The management and conduct of this common defense were intrusted to and devolved upon a committee of named persons; and the powers and rights of that committee are expressly defined. They are given full power and authority to employ counsel and attorneys to appear for said companies, and each thereof, and defend said suits and legal proceedings, and to employ other persons for other services relative thereto. They are thus constituted the agents, for the purposes named, of the parties to the contract, and whatever they do within the terms of that agency, which, of course, is not general, but special, binds the parties according to their agreement. The committee is not a party to the agreement, but derives its powers from it and has rights under it, chiefly the right of reimbursement for expenses and indemnity for obligations legitimately incurred. This right would be implied, if it were not expressed; but if the mode and measure of it are expressly declared, no implication can enlarge its limits. It is in fact expressly defined. The committee have, by the further provisions of the agreement, also full power and authority 'to assess upon and demand and receive from such companies, from time to time, as such committee shall deem proper, such sum or sums of money for the compensation of such counsel and attorneys, and such other persons, and all other expenses of such defense of said suits, as said committee shall deem necessary and expedient; such assessment upon and payment by each of said companies to be pro rata, as above mentioned.' It is very clear, we think, from this language, that for any advances made by the committee for the expenses of the defense, or for any indemnity against any personal liability they may have incurred in conducting it, they could have no personal recourse upon the companies except by way of assessment upon them severally, each for his own proportion, according to the ratio fixed by the agreement. Such proportion could be enforced by action against each delinquent company. There is no ground on which the companies could be made jointly responsible, so that any one or more could be required to make good the default of any of the rest. The fund for the payment of all the obligations contemplated by the agreement is limited, in express terms, to be raised in the mode pointed out in it by a pro rata assessment upon each for its individual share.
Such being the relation between the several companies and the committee, those employed by the latter for the purposes of the agreement can have no greater rights than such as grow out of it. The agency being special, those who claim under it are bound by its limitations; and in the present case the defendant in error, it is admitted, had actual knowledge of them.
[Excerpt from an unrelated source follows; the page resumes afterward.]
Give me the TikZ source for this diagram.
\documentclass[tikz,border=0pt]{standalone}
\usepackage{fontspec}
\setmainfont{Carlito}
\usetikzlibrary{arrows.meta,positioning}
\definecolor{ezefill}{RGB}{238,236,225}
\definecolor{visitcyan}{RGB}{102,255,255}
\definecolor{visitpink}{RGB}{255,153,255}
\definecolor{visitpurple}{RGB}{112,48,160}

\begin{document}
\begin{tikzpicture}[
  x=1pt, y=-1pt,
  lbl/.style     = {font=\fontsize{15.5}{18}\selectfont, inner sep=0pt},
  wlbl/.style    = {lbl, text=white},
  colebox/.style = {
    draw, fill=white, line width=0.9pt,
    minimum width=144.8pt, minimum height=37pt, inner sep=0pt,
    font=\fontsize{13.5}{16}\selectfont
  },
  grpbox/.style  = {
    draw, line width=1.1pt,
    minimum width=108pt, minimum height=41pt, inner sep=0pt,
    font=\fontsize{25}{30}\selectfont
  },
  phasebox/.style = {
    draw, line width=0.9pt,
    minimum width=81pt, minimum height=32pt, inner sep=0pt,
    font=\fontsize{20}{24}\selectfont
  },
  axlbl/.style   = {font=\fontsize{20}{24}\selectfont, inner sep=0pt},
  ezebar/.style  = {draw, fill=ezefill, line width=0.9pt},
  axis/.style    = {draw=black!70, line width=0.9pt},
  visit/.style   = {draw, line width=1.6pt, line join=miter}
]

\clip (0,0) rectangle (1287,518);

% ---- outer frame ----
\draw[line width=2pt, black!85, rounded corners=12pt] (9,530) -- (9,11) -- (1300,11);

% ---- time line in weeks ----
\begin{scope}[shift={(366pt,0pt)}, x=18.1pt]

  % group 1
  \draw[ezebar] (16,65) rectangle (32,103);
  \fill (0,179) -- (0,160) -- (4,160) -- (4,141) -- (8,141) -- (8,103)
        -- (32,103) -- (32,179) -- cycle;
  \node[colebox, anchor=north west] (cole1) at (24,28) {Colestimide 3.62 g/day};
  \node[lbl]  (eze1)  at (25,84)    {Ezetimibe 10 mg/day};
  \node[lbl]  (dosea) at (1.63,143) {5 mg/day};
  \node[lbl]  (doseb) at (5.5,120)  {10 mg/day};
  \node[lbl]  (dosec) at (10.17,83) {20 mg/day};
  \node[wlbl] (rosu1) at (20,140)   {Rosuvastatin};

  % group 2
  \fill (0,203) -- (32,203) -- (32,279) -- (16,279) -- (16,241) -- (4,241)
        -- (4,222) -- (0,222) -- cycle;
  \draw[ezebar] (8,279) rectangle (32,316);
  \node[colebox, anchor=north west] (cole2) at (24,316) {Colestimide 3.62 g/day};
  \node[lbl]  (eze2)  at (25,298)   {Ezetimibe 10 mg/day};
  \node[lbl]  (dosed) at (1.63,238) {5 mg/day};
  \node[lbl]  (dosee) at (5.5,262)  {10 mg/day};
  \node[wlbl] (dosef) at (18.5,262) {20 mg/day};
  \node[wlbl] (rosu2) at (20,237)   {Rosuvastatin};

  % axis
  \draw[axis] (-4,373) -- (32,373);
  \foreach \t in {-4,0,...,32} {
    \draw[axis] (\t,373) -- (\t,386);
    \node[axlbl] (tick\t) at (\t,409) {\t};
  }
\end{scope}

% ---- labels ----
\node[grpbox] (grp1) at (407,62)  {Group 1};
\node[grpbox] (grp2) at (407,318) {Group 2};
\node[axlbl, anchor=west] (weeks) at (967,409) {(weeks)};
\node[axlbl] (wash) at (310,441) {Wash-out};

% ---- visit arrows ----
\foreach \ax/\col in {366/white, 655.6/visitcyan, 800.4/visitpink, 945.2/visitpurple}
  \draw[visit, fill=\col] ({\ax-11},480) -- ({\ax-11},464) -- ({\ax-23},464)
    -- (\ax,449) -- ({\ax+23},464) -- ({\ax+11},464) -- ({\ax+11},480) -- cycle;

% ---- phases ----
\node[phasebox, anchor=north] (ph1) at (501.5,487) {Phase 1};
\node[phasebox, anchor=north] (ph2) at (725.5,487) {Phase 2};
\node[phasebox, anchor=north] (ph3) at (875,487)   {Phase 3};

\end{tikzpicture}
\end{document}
So that, though the employment by the committee established a privity between him and the parties to the contract, giving him a right to treat the companies directly as his principals and employers, nevertheless, it must be taken to be only to the extent of the authority of the committee under the agreement, and subject to the limitations imposed by it upon the liability of the companies. He must be considered as relying, if he did not stipulate for the individual liability of the members of the committee, upon their power to raise the fund for the payment of his compensation by the assessment under the agreement; which, being made, he would have a right to enforce; or which, if denied to him wrongfully, would entitle him to his action, as if it had been made, or against the committee for not making it. But there is no ground on which he can claim that the employment of the committee imports a joint promise of compensation from the companies, in the face of the express restrictions upon the power of the committee to bind them otherwise than severally, each in proportion to its interest. The defendant in error is and can be in no better position by reason of the employment by the committee under the agreement between the companies, than the committee would have been if they had made the advances required, or than he would have been if he had been a direct party to that agreement, employed by the companies according to its terms. There is not only nothing in the agreement from which it could be inferred that the companies were to be sureties for each other, but that inference is expressly negatived by the declaration, according to which each is to be liable for its own separate and proportionate part.
Similar reasoning, leading to like conclusions upon analogous facts, is to be found in many reported cases. We select, as illustrations, the following: Peckham v. North Parish in Haverhill, 16 Pick. 274; Ludlow v. McCrea, 1 Wend. 228; Ernst v. Bartle, 1 Johns. Cas. 319; Howe v. Handley, 25 Me. 116; Gibson v. Lupton, 9 Bing. 297; Fell v. Goslin, 21 Law. J. Rep. (N. S.) Exch. 14.
In our opinion, the court below should have instructed the jury, as requested by the plaintiffs in error, to render a verdict for the defendants below, on the ground that no joint liability had been proven; and its declining to do so was error, for which the judgment is reversed, with directions to grant a new trial. And it is so ordered.